Since 1999, the AJWS has been one of a handful of American groups funding more than 30 secret schools for girls and women in Afghanistan. The Taliban prohibits girls from attending school and does not allow women to work.

The AJWS — which supports anti-poverty and community support projects in developing nations — is believed to be the only Jewish organization that funds projects in Afghanistan, a country controlled by the fundamentalist Islamic Taliban regime since 1996.

Ruth Messinger, the group’s president, said that in a U.S. war in Afghanistan, “the worst victims would be the people who we are helping, who are already victims of the Taliban.”

The women who teach in the underground schools do so at great personal risk, potentially subject to the death penalty if caught. They teach in private homes and assign girls different times to enter and leave so as not to draw attention.

Because of the longtime dangers of working in Afghanistan, the AJWS has never sent its own volunteers or staff there, although it does in most countries it assists. Instead, it works through a Western human rights organization whose identity cannot be disclosed for fear of repercussions from the Taliban.

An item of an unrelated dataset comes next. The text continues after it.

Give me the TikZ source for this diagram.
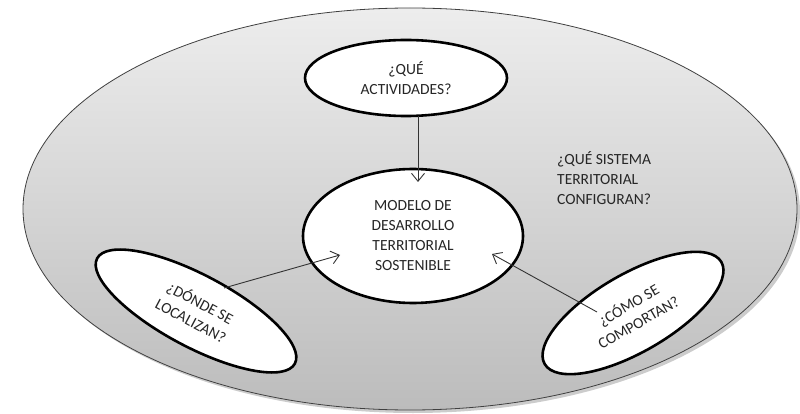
\documentclass[tikz,border=0pt]{standalone}
\usepackage{fontspec}
\setmainfont{Carlito}
\usetikzlibrary{shapes.geometric,arrows.meta,shadows}
\definecolor{outtop}{HTML}{EDEDED}
\definecolor{outbot}{HTML}{BCBCBC}
\begin{document}
\begin{tikzpicture}[x=1pt,y=-1pt,
  bubble/.style={ellipse,draw=black,line width=2.6pt,fill=white,inner sep=0pt,
    align=center,font=\fontsize{15.5}{20}\selectfont,text=black!85},
  arr/.style={draw=black!80,line width=0.9pt,
    -{Straight Barb[length=8pt,width=13pt,line width=0.9pt]}},
  note/.style={align=left,inner sep=0pt,font=\fontsize{15.5}{20}\selectfont,text=black!85}
  ]
\useasboundingbox (0,0) rectangle (800,414);
\node[ellipse,minimum width=774pt,minimum height=402pt,draw=black!75,line width=0.8pt,
  top color=outtop,bottom color=outbot,
  drop shadow={shadow xshift=3pt,shadow yshift=-3pt,fill=black,opacity=0.2}] (outer) at (410,209) {};
\node[bubble,minimum width=202pt,minimum height=76pt] (top) at (406,78) {¿QUÉ\\ACTIVIDADES?};
\node[bubble,minimum width=220pt,minimum height=134pt] (center) at (413,236)
  {MODELO DE\\DESARROLLO\\TERRITORIAL\\SOSTENIBLE};
\node[bubble,minimum width=224pt,minimum height=72pt,rotate=-28] (where) at (196,311)
  {¿DÓNDE SE\\LOCALIZAN?};
\node[bubble,minimum width=204pt,minimum height=78pt,rotate=30] (how) at (633,313)
  {¿CÓMO SE\\COMPORTAN?};
\node[note,anchor=west] (system) at (557,178) {¿QUÉ SISTEMA\\TERRITORIAL\\CONFIGURAN?};
\coordinate (a1s) at (418,116);
\coordinate (a1e) at (418,182);
\coordinate (a2s) at (224,288);
\coordinate (a2e) at (340,255);
\coordinate (a3s) at (597,312);
\coordinate (a3e) at (492,254);
\draw[arr] (a1s) -- (a1e);
\draw[arr] (a2s) -- (a2e);
\draw[arr] (a3s) -- (a3e);
\end{tikzpicture}
\end{document}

The AJWS contributes approximately $100,000 a year for the schools, which serve over 1,000 girls. The group also provides some funding for health programs for Afghan women, as well as some aid for Afghan refugees in Pakistan.

So far, the schools and health programs are continuing, and AJWS plans to continue its funding, Messinger said.

But as more and more Afghans and aid workers flee the country, the programs’ future is uncertain. And the AJWS is expecting heightened request for aid from the refugees in Pakistan.

Schools in the most jeopardy right now are those in and near Kabul, which is likely to be targeted by U.S. bombing, said Catherine Shimony, the AJWS’ director of international programs.

Already, an Afghan woman who lives in Pakistan near the refugee camps and usually travels several times a year to the United States to give updates about the schools had to cancel a planned visit to New York.

In the past, the group has not been shy about advocating on other issues that affect beneficiaries. Last year, it persuaded several other Jewish organizations to lobby for debt relief for developing nations.

As the situation heats up, the AJWS is not sure whether to take a specific position on how the United States should react to the attacks, or simply keep trying to support the schools, Messinger said.

However, she said, she will continue to urge Americans to step up grassroots, anti-poverty assistance to troubled countries as a way of “improving our international position.”

“It’s always better to wage peace than to wage war,” she said.